Now it has now been revealed they have lodged an appeal with the Planning Inspectorate and a hearing will be held at Huddersfield Town Hall next month to decide if they should stay or go.
Bulldozers can be seen at work on land next to the site but it is not clear just what work is going on there.
A Kirklees Council spokesperson said: “The council is aware of the encampment and associated works. The council has previously refused planning permission for the caravans and have issued enforcement notices requiring the caravans to be removed and the site restored to its original condition. As a result of the owners appeal to the Planning Inspectorate, a hearing at Huddersfield Town Hall is due to be held by the inspector on October 10.”
The appeal is in the name of Thomas Ward and he accepts the 72sq metre site is within the green belt.
Under the planning application that was turned down the site would be a development of pitches for four families of travellers. Each would have two caravans – one mobile and the other touring – and there would be another static caravan too, making nine in total. Cars would also be parked on the site.
The retrospective application was submitted to Kirklees Council by Warwickshire-based development consultant Philip Brown, who said previously: “They felt they had to get on with it. In their view they did not have any choice.
“When you are in a position of having appropriate accommodation you have that choice but if that’s not the case then you act in the best way you can for your family and they felt they had to move so it was a case of doing things as quickly as possible.
“They have moved from housing which was causing them a lot of problems. This housing is not what they are used to and it does have an effect on travellers’ mental health. I know this is difficult for people who live in houses to understand but travellers do have an aversion to living in bricks and mortar.”

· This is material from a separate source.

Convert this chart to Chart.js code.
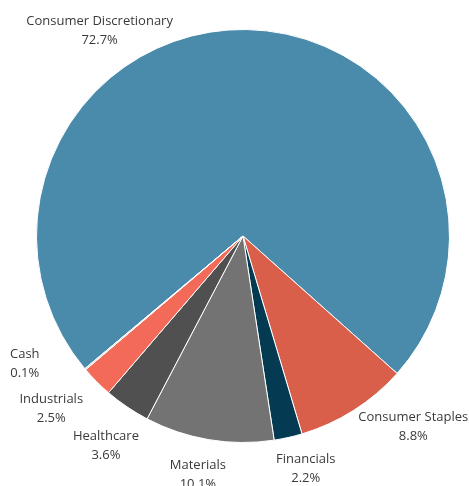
<!DOCTYPE html>
<html>
<head>
<meta charset="utf-8">
<script src="https://cdn.jsdelivr.net/npm/chart.js@4"></script>
<style>
  html, body { margin: 0; padding: 0; background: #fff; }
  #wrap { width: 469px; height: 486px; }
</style>
</head>
<body>
<div id="wrap"><canvas id="myChart"></canvas></div>
<script>
// data
const sectors = ['Consumer Discretionary', 'Consumer Staples', 'Financials', 'Materials', 'Healthcare', 'Industrials', 'Cash'];
const weights = [72.7, 8.8, 2.2, 10.1, 3.6, 2.5, 0.1];
const sliceColors = ['#4a8aab', '#d95f4a', '#053b52', '#737373', '#505050', '#f36a58', '#c9c9c9'];

// label placement (degrees from top, clockwise / distance from centre)
const labelAngle = [-35, 138.3, 164.9, 190.7, 213.1, 228, 239.6];
const labelDist = [250, 256, 241, 243, 251, 258, 253];

const outsideLabels = {
  id: 'outsideLabels',
  afterDatasetsDraw(chart) {
    const ctx = chart.ctx;
    const arc = chart.getDatasetMeta(0).data[0];
    const cx = arc.x, cy = arc.y;
    ctx.save();
    ctx.font = '13px "Open Sans"';
    ctx.fillStyle = '#3a3a3a';
    ctx.textAlign = 'center';
    ctx.textBaseline = 'middle';
    sectors.forEach((s, i) => {
      const a = labelAngle[i] * Math.PI / 180;
      const x = cx + Math.sin(a) * labelDist[i];
      const y = cy - Math.cos(a) * labelDist[i];
      ctx.fillText(s, x, y - 9.5);
      ctx.fillText(weights[i].toFixed(1) + '%', x, y + 9.5);
    });
    ctx.restore();
  }
};

var ctx = document.getElementById('myChart').getContext('2d');
var chart = new Chart(ctx, {
  type: 'pie',
  data: {
    labels: sectors,
    datasets: [{
      data: weights,
      backgroundColor: sliceColors,
      borderColor: '#ffffff',
      borderWidth: 1
    }]
  },
  options: {
    responsive: true,
    maintainAspectRatio: false,
    animation: false,
    rotation: -130,
    layout: { padding: { left: 36, right: 19, top: 29, bottom: 43 } },
    plugins: {
      legend: { display: false },
      tooltip: { enabled: false }
    }
  },
  plugins: [outsideLabels]
});
</script>
</body>
</html>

When Kirklees rejected the application it stated: “The applicant has failed to demonstrate very special circumstances exist to clearly outweigh the harm to the green belt, the openness of the green belt and visual amenity from the formation of the bund and hard standing and the change of use to a caravan site for four gypsy households. The proposal is considered to be in an unsustainable location due to remote access to public transport local amenities and services.”